Task to complete:
Skip pictures; extract every line from the one with "Reproduce this chart with matplotlib." through the one with "from matplotlib.patches import FancyBboxPatch", exactly as written.

Records with drawing code:
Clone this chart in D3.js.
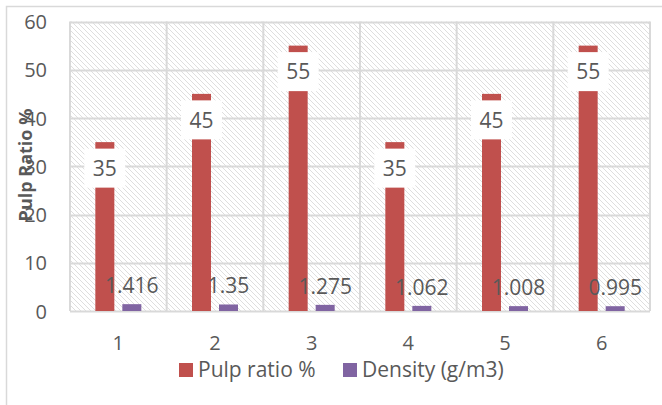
<!DOCTYPE html>
<html><head><meta charset="utf-8">
<script src="https://cdn.jsdelivr.net/npm/d3@7"></script>
<style>body{margin:0;background:#fff}svg{display:block}text{font-family:"Open Sans",sans-serif;fill:#595959}</style>
</head><body>
<svg id="c" width="662" height="405"></svg>
<script>
const categories = ["1","2","3","4","5","6"];
const pulpRatio = [35,45,55,35,45,55];
const density = [1.416,1.35,1.275,1.062,1.008,0.995];
const densityLabels = ["1.416","1.35","1.275","1.062","1.008","0.995"];
const yTicks = [0,10,20,30,40,50,60];
const seriesNames = ["Pulp ratio %","Density (g/m3)"];
const colors = ["#C0504D","#8064A2"];

const svg = d3.select("#c");
const m = {l:70, r:650, t:21.5, b:311};
const defs = svg.append("defs");
const pat = defs.append("pattern").attr("id","hatch").attr("patternUnits","userSpaceOnUse")
  .attr("width",5).attr("height",5);
pat.append("rect").attr("width",5).attr("height",5).attr("fill","#fff");
pat.append("path").attr("d","M-1,-1 L6,6 M-1,4 L1,6 M4,-1 L6,1").attr("stroke","#dedede").attr("stroke-width",1);

// outer border
svg.append("rect").attr("x",6.5).attr("y",6.5).attr("width",700).attr("height",500)
  .attr("fill","none").attr("stroke","#d9d9d9").attr("stroke-width",1.5);

const x = d3.scaleBand().domain(categories).range([m.l,m.r]);
const y = d3.scaleLinear().domain([0,60]).range([m.b,m.t]);
const bw = 19, gap = 8;

svg.append("rect").attr("x",m.l).attr("y",m.t).attr("width",m.r-m.l).attr("height",m.b-m.t).attr("fill","url(#hatch)");

// horizontal gridlines
svg.append("g").selectAll("line").data(yTicks).join("line")
  .attr("x1",m.l).attr("x2",m.r).attr("y1",d=>Math.round(y(d))+0.5).attr("y2",d=>Math.round(y(d))+0.5)
  .attr("stroke","#d9d9d9").attr("stroke-width",2);
// vertical gridlines
svg.append("g").selectAll("line").data(d3.range(categories.length+1)).join("line")
  .attr("x1",i=>m.l+i*x.step()).attr("x2",i=>m.l+i*x.step()).attr("y1",m.t).attr("y2",m.b)
  .attr("stroke","#d9d9d9").attr("stroke-width",2);

// y axis labels
const yAxis = d3.axisLeft(y).tickValues(yTicks).tickSize(0).tickPadding(0);
const ga = svg.append("g").attr("transform",`translate(47,0)`).call(yAxis);
ga.select(".domain").remove();
ga.selectAll("text").attr("font-size",20).style("font-family","Open Sans").attr("fill","#595959").attr("dy","0.35em");

// x axis labels
const xAxis = d3.axisBottom(x).tickSize(0).tickPadding(0);
const gx = svg.append("g").attr("transform",`translate(0,${m.b})`).call(xAxis);
gx.select(".domain").remove();
gx.selectAll("text").attr("font-size",20).style("font-family","Open Sans").attr("fill","#595959").attr("y",32).attr("dy","0.35em");

const cx = c => x(c)+x.bandwidth()/2;
// pulp bars
svg.append("g").selectAll("rect").data(pulpRatio).join("rect")
  .attr("x",(d,i)=>cx(categories[i])-gap/2-bw).attr("width",bw)
  .attr("y",d=>y(d)).attr("height",d=>y(0)-y(d)).attr("fill",colors[0]);
// density bars
svg.append("g").selectAll("rect").data(density).join("rect")
  .attr("x",(d,i)=>cx(categories[i])+gap/2).attr("width",bw)
  .attr("y",d=>y(d)).attr("height",d=>y(0)-y(d)).attr("fill",colors[1]);

// pulp labels with white boxes
const pl = svg.append("g").selectAll("g").data(pulpRatio).join("g")
  .attr("transform",(d,i)=>`translate(${cx(categories[i])-gap/2-bw/2},${y(d)+26.5})`);
pl.append("rect").attr("x",-20.5).attr("y",-20).attr("width",41).attr("height",39).attr("fill","#fff");
pl.append("text").attr("text-anchor","middle").attr("dy","0.35em").attr("font-size",21).text(d=>d);

// density labels
svg.append("g").selectAll("text").data(density).join("text")
  .attr("x",(d,i)=>cx(categories[i])+gap/2+bw/2).attr("y",d=>y(d)-11)
  .attr("text-anchor","middle").attr("font-size",21).text((d,i)=>densityLabels[i]);

// y title
svg.append("text").attr("transform","translate(32,165) rotate(-90)").attr("text-anchor","middle")
  .attr("font-size",18).attr("font-weight","bold").text("Pulp Ratio %");

// legend
const lg = svg.append("g");
const items = [{n:seriesNames[0],c:colors[0],x:179},{n:seriesNames[1],c:colors[1],x:343}];
items.forEach(it=>{
  lg.append("rect").attr("x",it.x).attr("y",363).attr("width",14).attr("height",14).attr("fill",it.c);
  lg.append("text").attr("x",it.x+19).attr("y",370).attr("dy","0.35em").attr("font-size",21).text(it.n);
});
</script>
</body></html>
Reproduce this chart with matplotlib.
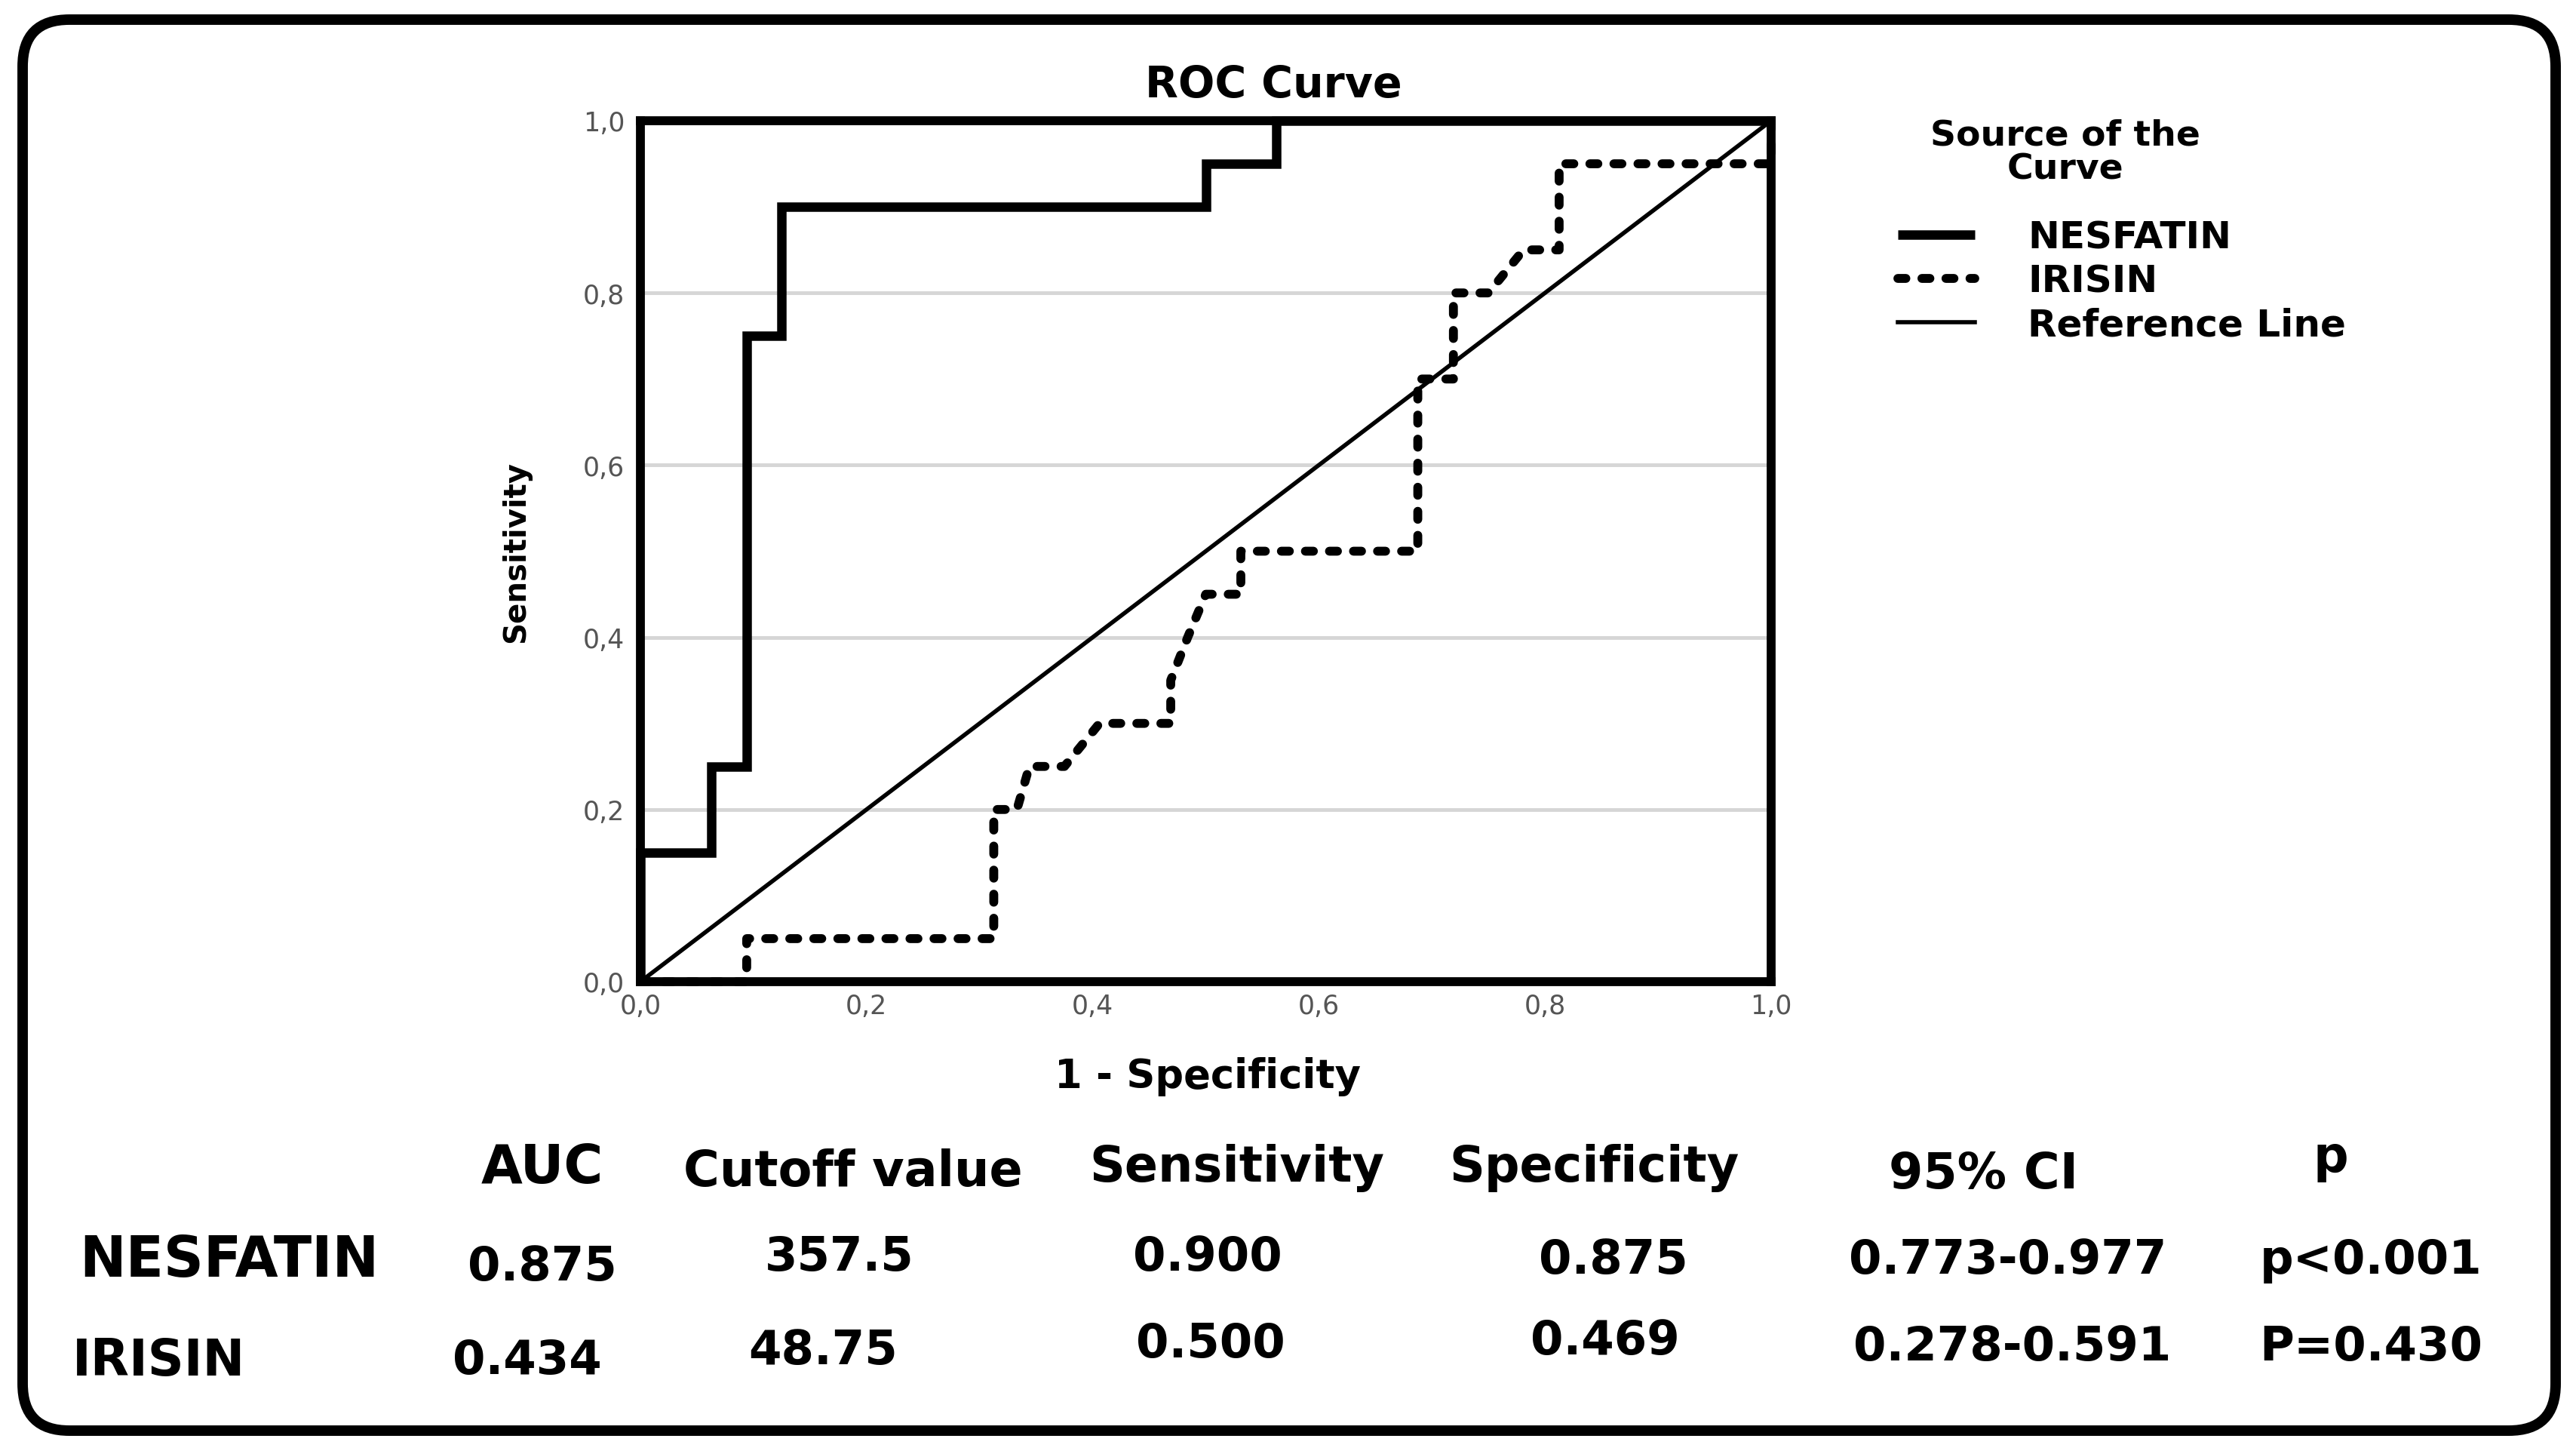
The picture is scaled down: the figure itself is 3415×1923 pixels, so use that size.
import numpy as np
import matplotlib
matplotlib.use('Agg')
import matplotlib.pyplot as plt
from matplotlib.patches import FancyBboxPatch

# ---------------- data ----------------
nesfatin_fpr = [0.0, 0.0, 0.0625, 0.0625, 0.09375, 0.09375, 0.125, 0.125, 0.5, 0.5, 0.5625, 0.5625, 1.0]
nesfatin_tpr = [0.0, 0.15, 0.15, 0.25, 0.25, 0.75, 0.75, 0.90, 0.90, 0.95, 0.95, 1.0, 1.0]

irisin_fpr = [0.0, 0.094, 0.094, 0.3125, 0.3125, 0.333, 0.344, 0.375, 0.406, 0.469, 0.469, 0.484,
              0.5, 0.531, 0.531, 0.6875, 0.6875, 0.719, 0.719, 0.75, 0.781, 0.8125, 0.8125, 1.0, 1.0]
irisin_tpr = [0.0, 0.0, 0.05, 0.05, 0.20, 0.20, 0.25, 0.25, 0.30, 0.30, 0.35, 0.40,
              0.45, 0.45, 0.50, 0.50, 0.70, 0.70, 0.80, 0.80, 0.85, 0.85, 0.95, 0.95, 1.0]

ref_x = [0.0, 1.0]
ref_y = [0.0, 1.0]

tick_values = [0.0, 0.2, 0.4, 0.6, 0.8, 1.0]
tick_labels = ['0,0', '0,2', '0,4', '0,6', '0,8', '1,0']
grid_values = [0.2, 0.4, 0.6, 0.8]

series_names = ['NESFATIN', 'IRISIN', 'Reference Line']
legend_title = 'Source of the\nCurve'

table_headers = ['AUC', 'Cutoff value', 'Sensitivity', 'Specificity', '95% CI', 'p']
table_rows = ['NESFATIN', 'IRISIN']
auc_values = ['0.875', '0.434']
cutoff_values = ['357.5', '48.75']
sensitivity_values = ['0.900', '0.500']
specificity_values = ['0.875', '0.469']
ci_values = ['0.773-0.977', '0.278-0.591']
p_values = ['p<0.001', 'P=0.430']

# ---------------- layout (pixels) ----------------
W, H = 3415, 1924
header_x = [719, 1131, 1640, 2113, 2629, 3090]
header_y = [1568, 1572, 1566, 1566, 1575, 1553]
header_size = [51, 47, 47, 47, 47, 47]
row_label_x = [105, 96]
row_label_y = [1692, 1823]
row_label_size = [53, 48]
cell_x = [[719, 1113, 1601, 2139, 2662, 3143],
          [699, 1091, 1605, 2128, 2668, 3143]]
cell_y = [[1697, 1684, 1684, 1688, 1688, 1688],
          [1821, 1808, 1799, 1795, 1803, 1803]]

fig = plt.figure(figsize=(W / 100, H / 100), dpi=100, facecolor='white')

# background axes in pixel coordinates (y downward)
bg = fig.add_axes([0, 0, 1, 1], zorder=0)
bg.set_xlim(0, W)
bg.set_ylim(H, 0)
bg.axis('off')
frame = FancyBboxPatch((30, 27), 3358, 1870, boxstyle='round,pad=0,rounding_size=62',
                       fc='white', ec='black', lw=10)
bg.add_patch(frame)

# main ROC axes
ax_left, ax_right, ax_top, ax_bottom = 849, 2348, 161, 1302
ax = fig.add_axes([ax_left / W, 1 - ax_bottom / H, (ax_right - ax_left) / W, (ax_bottom - ax_top) / H], zorder=2)
ax.set_xlim(0, 1)
ax.set_ylim(0, 1)
for s in ax.spines.values():
    s.set_linewidth(8.5)
    s.set_color('black')
    s.set_zorder(5)

ax.set_xticks(tick_values)
ax.set_xticklabels(tick_labels)
ax.set_yticks(tick_values)
ax.set_yticklabels(tick_labels)
ax.tick_params(length=0, labelsize=25, labelcolor='#555555')
ax.tick_params(axis='x', pad=11)
ax.tick_params(axis='y', pad=15)

for g in grid_values:
    ax.axhline(g, color='#d6d6d6', lw=3.5, zorder=1)

l_nes, = ax.plot(nesfatin_fpr, nesfatin_tpr, color='black', lw=9,
                 solid_joinstyle='miter', solid_capstyle='butt', clip_on=False, zorder=4)
l_iri, = ax.plot(irisin_fpr, irisin_tpr, color='black', lw=8.5, dashes=(0.9, 1.8),
                 dash_capstyle='round', dash_joinstyle='round', clip_on=False, zorder=4)
l_ref, = ax.plot(ref_x, ref_y, color='black', lw=4, clip_on=False, zorder=3)

ax.set_title('ROC Curve', fontsize=41, fontweight='bold',
             x=(1688 - ax_left) / (ax_right - ax_left),
             y=(ax_bottom - 137) / (ax_bottom - ax_top), va='baseline')

ax.set_xlabel('1 - Specificity', fontsize=38, fontweight='bold')
ax.xaxis.label.set_verticalalignment('center')
ax.xaxis.set_label_coords((1601 - ax_left) / (ax_right - ax_left), (ax_bottom - 1427) / (ax_bottom - ax_top))
ax.set_ylabel('Sensitivity', fontsize=29, fontweight='bold')
ax.yaxis.label.set_verticalalignment('center')
ax.yaxis.set_label_coords((684 - ax_left) / (ax_right - ax_left), 0.5)

# legend
bg.text(2738, 202.5, legend_title, ha='center', va='center', multialignment='center',
        fontsize=34, fontweight='bold', linespacing=0.98, zorder=3)
leg = ax.legend([l_nes, l_iri, l_ref], series_names, loc='upper left',
                bbox_to_anchor=(2516, 291), bbox_transform=bg.transData,
                frameon=False, borderpad=0, borderaxespad=0, handlelength=2.04,
                handletextpad=1.4, labelspacing=0.2, prop={'weight': 'bold', 'size': 36})

# table
for i, h in enumerate(table_headers):
    bg.text(header_x[i], header_y[i], h, ha='center', va='baseline', fontsize=header_size[i],
            fontweight='bold', zorder=3)
columns = [auc_values, cutoff_values, sensitivity_values, specificity_values, ci_values, p_values]
for r, name in enumerate(table_rows):
    bg.text(row_label_x[r], row_label_y[r], name, ha='left', va='baseline', fontsize=row_label_size[r],
            fontweight='bold', zorder=3)
    for c, col in enumerate(columns):
        bg.text(cell_x[r][c], cell_y[r][c], col[r], ha='center', va='baseline', fontsize=45,
                fontweight='bold', zorder=3)

fig.savefig('out.png', dpi=100, facecolor='white')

Exercise solution:
Reproduce this chart with matplotlib.
The picture is scaled down: the figure itself is 3415×1923 pixels, so use that size.
import numpy as np
import matplotlib
matplotlib.use('Agg')
import matplotlib.pyplot as plt
from matplotlib.patches import FancyBboxPatch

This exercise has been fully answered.